== Stated goal ==
Exactly the lines from the one containing "Rebuild this diagram" through the one containing "(10,-25) rectangle (552,586);" are to be returned, please, without any pictures.

== Input for this task ==
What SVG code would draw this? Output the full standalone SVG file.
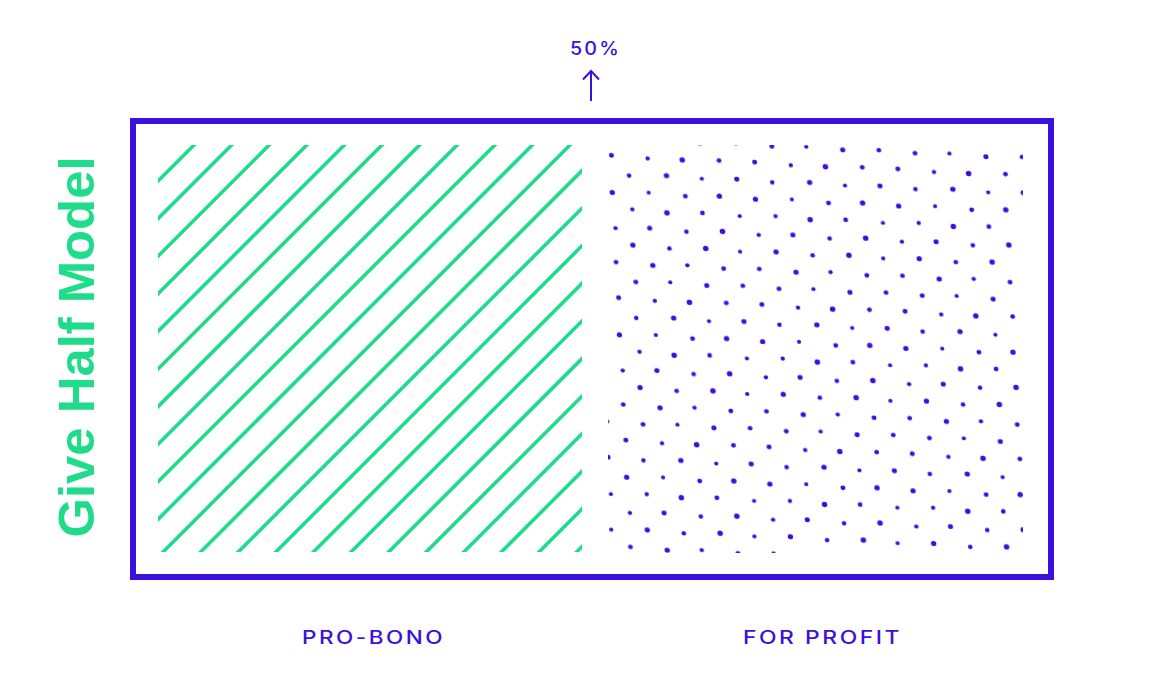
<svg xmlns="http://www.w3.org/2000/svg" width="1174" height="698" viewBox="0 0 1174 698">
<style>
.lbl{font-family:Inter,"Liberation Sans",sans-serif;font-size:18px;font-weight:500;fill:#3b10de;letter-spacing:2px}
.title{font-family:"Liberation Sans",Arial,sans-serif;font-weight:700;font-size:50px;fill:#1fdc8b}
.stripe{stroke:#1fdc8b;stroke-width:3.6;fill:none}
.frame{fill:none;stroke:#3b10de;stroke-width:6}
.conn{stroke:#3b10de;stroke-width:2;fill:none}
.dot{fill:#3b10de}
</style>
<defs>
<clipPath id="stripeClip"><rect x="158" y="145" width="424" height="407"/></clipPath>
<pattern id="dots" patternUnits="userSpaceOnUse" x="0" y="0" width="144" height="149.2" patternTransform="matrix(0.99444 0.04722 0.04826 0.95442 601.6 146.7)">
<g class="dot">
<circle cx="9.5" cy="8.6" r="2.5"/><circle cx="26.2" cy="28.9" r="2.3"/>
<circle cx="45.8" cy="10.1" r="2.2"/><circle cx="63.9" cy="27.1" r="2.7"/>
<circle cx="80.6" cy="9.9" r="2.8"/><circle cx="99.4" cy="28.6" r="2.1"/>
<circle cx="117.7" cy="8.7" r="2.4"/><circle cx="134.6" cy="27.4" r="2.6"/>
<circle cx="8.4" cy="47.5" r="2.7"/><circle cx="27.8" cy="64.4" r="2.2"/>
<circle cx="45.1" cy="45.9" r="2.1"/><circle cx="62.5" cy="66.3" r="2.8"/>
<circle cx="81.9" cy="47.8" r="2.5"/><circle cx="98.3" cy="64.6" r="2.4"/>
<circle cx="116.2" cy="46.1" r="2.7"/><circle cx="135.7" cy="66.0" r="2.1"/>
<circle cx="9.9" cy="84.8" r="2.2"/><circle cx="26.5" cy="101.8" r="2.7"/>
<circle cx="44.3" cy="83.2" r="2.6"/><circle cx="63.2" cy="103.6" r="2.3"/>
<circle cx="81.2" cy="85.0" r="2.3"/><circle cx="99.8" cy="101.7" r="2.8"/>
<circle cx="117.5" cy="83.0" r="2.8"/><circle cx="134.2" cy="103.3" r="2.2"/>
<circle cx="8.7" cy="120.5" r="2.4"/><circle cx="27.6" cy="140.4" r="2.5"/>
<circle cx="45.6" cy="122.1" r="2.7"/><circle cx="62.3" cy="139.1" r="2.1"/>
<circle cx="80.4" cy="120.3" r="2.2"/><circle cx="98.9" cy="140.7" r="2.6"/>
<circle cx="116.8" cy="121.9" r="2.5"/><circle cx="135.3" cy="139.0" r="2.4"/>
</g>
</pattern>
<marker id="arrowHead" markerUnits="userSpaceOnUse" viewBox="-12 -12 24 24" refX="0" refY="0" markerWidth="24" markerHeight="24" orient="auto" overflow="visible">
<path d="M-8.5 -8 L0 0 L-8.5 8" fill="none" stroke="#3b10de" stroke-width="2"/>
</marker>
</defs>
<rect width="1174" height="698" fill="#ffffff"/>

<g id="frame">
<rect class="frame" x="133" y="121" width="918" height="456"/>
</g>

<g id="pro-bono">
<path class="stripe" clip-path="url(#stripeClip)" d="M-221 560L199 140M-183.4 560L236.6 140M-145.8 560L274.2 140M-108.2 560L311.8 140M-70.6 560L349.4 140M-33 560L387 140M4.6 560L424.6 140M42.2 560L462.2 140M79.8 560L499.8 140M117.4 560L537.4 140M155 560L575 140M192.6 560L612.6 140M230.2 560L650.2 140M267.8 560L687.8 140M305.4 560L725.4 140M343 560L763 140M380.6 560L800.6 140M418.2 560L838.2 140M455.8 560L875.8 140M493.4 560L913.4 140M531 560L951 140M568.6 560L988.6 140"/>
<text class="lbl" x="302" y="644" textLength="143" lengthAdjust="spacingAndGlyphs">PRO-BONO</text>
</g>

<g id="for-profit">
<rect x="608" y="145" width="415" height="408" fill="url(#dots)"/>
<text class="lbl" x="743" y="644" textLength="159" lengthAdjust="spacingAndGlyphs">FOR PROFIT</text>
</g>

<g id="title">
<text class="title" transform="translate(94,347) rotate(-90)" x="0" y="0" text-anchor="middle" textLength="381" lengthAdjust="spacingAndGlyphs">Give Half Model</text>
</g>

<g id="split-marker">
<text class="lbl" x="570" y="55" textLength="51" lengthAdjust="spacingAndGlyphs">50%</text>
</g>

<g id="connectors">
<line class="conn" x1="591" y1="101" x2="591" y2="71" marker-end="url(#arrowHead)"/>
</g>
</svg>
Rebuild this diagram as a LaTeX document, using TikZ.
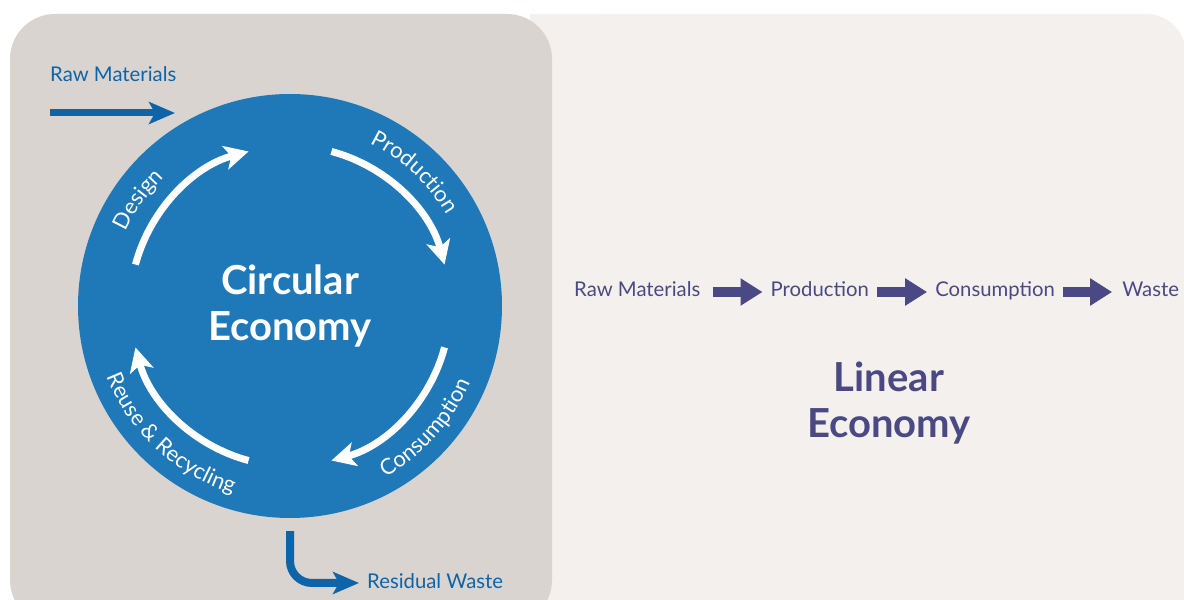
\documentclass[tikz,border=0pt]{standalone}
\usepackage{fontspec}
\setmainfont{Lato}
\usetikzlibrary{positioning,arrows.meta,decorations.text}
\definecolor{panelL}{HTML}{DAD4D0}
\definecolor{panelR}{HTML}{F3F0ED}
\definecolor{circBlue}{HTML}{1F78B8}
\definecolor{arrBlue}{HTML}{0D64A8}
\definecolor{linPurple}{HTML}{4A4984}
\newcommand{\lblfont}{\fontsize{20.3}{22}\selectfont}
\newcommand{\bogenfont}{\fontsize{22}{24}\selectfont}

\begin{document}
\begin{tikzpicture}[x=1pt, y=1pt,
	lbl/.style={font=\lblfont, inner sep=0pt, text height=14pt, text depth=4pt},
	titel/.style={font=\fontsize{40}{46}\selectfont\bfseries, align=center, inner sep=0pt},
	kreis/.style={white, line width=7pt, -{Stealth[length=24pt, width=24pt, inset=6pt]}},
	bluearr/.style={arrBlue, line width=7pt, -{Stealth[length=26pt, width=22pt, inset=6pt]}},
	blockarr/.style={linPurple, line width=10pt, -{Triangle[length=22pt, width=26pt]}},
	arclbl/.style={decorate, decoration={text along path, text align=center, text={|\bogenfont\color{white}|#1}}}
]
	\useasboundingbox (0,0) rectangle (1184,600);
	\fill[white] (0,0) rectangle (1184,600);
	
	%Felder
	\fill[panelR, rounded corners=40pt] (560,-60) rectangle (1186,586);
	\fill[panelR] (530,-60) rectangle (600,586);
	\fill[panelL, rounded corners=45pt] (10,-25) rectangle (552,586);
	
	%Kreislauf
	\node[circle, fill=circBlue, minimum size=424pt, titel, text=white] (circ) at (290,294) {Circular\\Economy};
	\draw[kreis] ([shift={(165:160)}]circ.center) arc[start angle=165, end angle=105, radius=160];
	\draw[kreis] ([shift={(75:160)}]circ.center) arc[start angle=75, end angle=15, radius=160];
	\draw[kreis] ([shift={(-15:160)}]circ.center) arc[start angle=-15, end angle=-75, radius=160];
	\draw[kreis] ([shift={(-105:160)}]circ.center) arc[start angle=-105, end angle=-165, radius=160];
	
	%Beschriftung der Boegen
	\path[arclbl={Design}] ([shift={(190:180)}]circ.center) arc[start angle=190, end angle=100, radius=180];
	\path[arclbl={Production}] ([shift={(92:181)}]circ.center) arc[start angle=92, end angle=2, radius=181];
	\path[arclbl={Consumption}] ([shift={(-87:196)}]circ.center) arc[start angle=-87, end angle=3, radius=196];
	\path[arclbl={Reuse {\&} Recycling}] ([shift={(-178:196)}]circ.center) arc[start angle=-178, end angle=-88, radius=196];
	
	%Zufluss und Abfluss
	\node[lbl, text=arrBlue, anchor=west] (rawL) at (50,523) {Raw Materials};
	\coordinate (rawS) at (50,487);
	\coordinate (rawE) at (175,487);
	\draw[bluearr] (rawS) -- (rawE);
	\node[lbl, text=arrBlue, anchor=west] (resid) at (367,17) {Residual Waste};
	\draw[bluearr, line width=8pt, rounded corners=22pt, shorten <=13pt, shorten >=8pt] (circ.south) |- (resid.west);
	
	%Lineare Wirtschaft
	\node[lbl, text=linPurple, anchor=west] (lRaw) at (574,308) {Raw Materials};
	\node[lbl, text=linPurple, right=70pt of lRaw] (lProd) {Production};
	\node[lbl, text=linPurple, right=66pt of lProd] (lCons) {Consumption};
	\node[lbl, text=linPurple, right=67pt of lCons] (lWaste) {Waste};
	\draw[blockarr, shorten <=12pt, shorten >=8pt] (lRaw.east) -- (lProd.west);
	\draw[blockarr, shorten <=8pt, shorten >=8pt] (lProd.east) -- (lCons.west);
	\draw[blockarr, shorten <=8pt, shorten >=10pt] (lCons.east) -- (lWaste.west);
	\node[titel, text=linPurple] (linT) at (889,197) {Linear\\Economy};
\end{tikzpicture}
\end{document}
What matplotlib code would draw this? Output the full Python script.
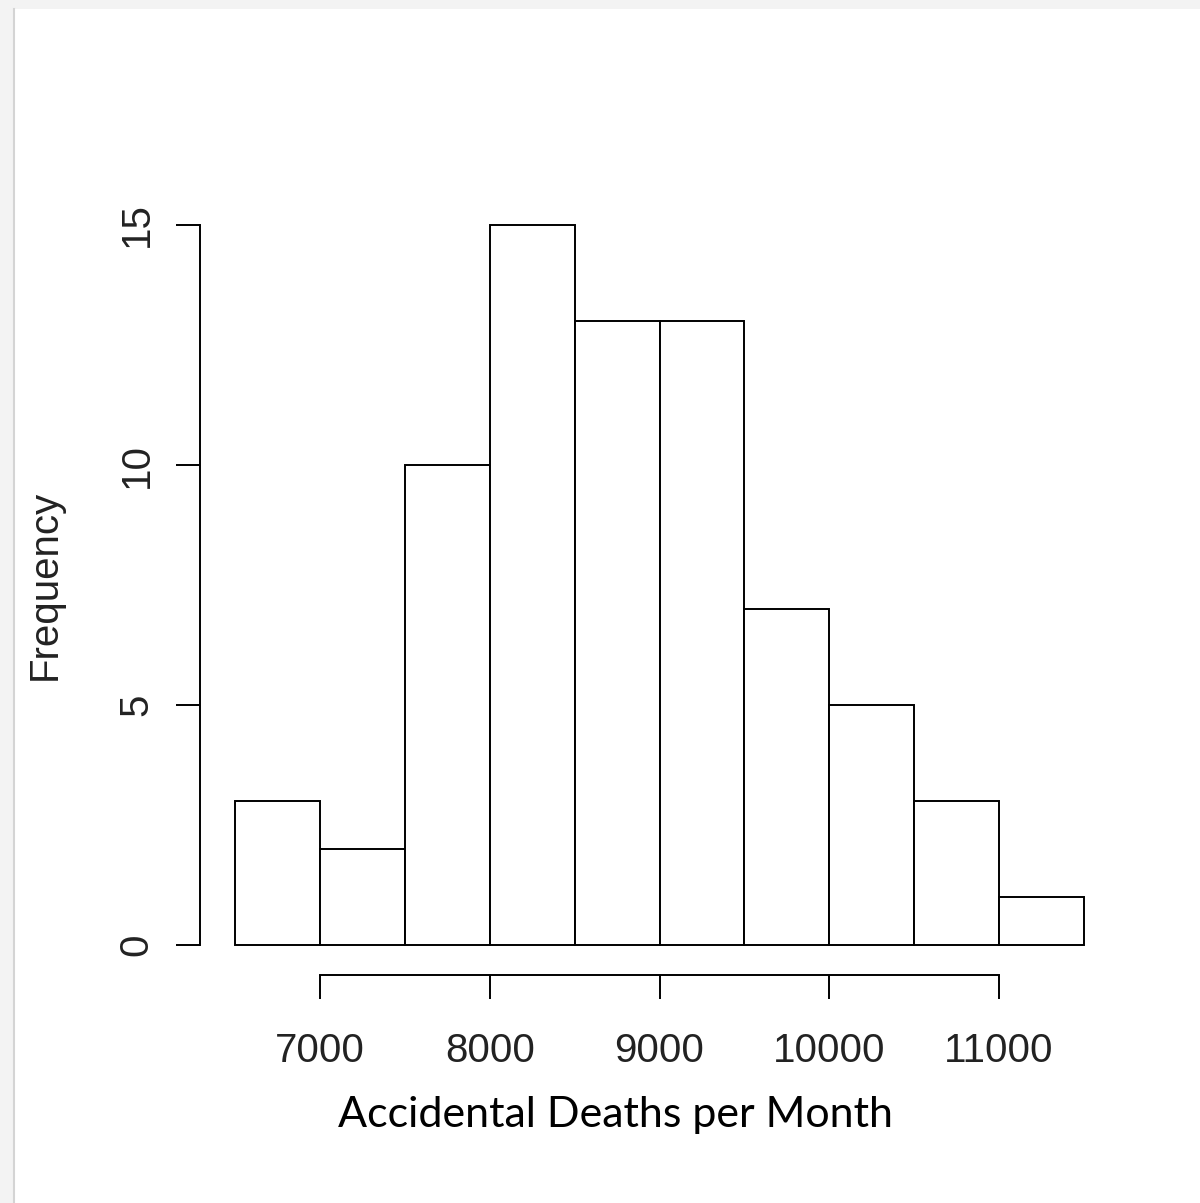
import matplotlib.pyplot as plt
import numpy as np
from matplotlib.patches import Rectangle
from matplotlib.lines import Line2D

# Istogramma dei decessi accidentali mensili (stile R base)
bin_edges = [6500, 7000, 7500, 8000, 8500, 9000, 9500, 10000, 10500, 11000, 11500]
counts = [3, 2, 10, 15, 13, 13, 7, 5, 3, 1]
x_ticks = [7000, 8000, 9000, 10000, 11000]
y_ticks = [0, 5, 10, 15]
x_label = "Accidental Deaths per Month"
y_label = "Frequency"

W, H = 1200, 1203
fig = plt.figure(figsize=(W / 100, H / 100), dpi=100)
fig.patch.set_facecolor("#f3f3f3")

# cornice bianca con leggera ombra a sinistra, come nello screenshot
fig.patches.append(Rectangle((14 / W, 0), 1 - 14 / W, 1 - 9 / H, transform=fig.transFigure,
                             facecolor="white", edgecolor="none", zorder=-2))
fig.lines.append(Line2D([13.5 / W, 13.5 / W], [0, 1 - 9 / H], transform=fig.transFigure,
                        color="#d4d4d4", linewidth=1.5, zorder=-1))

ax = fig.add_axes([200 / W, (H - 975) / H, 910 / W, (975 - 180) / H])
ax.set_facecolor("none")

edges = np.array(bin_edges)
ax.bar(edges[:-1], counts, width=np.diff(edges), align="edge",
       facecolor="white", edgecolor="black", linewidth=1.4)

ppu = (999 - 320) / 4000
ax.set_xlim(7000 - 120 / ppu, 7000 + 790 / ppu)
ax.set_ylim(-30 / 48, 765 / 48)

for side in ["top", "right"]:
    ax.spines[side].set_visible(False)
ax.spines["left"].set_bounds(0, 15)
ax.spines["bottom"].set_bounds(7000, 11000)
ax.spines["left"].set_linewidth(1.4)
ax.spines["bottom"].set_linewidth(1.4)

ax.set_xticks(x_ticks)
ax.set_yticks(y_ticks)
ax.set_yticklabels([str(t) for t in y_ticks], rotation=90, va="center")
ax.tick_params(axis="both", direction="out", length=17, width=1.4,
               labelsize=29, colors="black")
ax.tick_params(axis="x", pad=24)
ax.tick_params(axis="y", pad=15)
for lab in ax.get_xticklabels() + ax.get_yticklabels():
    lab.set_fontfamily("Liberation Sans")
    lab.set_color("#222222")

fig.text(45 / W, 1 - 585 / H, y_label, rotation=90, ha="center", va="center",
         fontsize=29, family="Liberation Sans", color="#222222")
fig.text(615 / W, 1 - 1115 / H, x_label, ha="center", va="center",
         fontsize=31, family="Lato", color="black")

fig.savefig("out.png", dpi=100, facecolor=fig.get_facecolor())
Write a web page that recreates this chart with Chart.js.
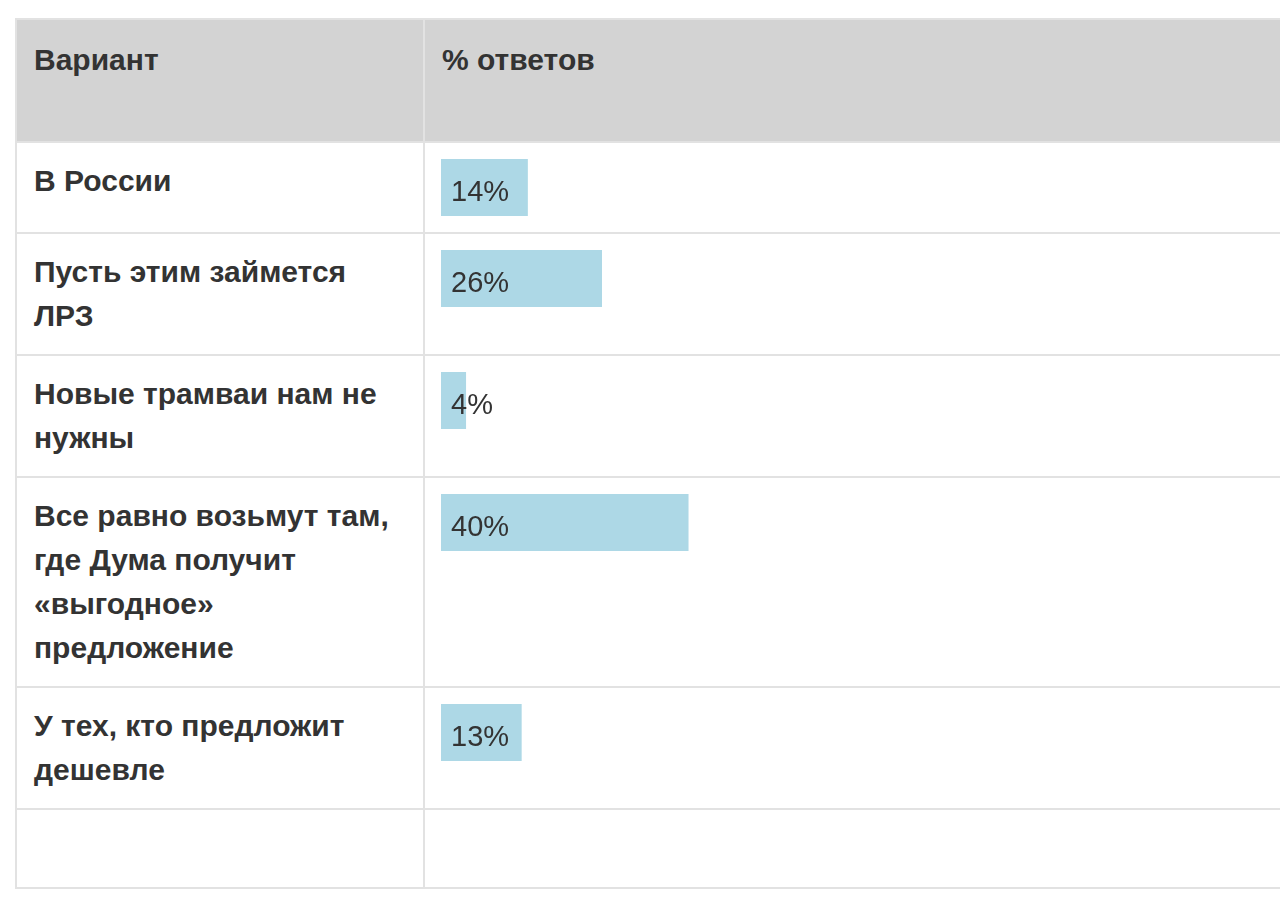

== Result of this task ==
Rebuild this diagram as a LaTeX document, using TikZ.
\documentclass[tikz,border=0pt]{standalone}
\usepackage{fontspec}
\setmainfont{Lato}
\usetikzlibrary{positioning,arrows.meta,decorations.text}
\definecolor{panelL}{HTML}{DAD4D0}
\definecolor{panelR}{HTML}{F3F0ED}
\definecolor{circBlue}{HTML}{1F78B8}
\definecolor{arrBlue}{HTML}{0D64A8}
\definecolor{linPurple}{HTML}{4A4984}
\newcommand{\lblfont}{\fontsize{20.3}{22}\selectfont}
\newcommand{\bogenfont}{\fontsize{22}{24}\selectfont}

\begin{document}
\begin{tikzpicture}[x=1pt, y=1pt,
	lbl/.style={font=\lblfont, inner sep=0pt, text height=14pt, text depth=4pt},
	titel/.style={font=\fontsize{40}{46}\selectfont\bfseries, align=center, inner sep=0pt},
	kreis/.style={white, line width=7pt, -{Stealth[length=24pt, width=24pt, inset=6pt]}},
	bluearr/.style={arrBlue, line width=7pt, -{Stealth[length=26pt, width=22pt, inset=6pt]}},
	blockarr/.style={linPurple, line width=10pt, -{Triangle[length=22pt, width=26pt]}},
	arclbl/.style={decorate, decoration={text along path, text align=center, text={|\bogenfont\color{white}|#1}}}
]
	\useasboundingbox (0,0) rectangle (1184,600);
	\fill[white] (0,0) rectangle (1184,600);
	
	%Felder
	\fill[panelR, rounded corners=40pt] (560,-60) rectangle (1186,586);
	\fill[panelR] (530,-60) rectangle (600,586);
	\fill[panelL, rounded corners=45pt] (10,-25) rectangle (552,586);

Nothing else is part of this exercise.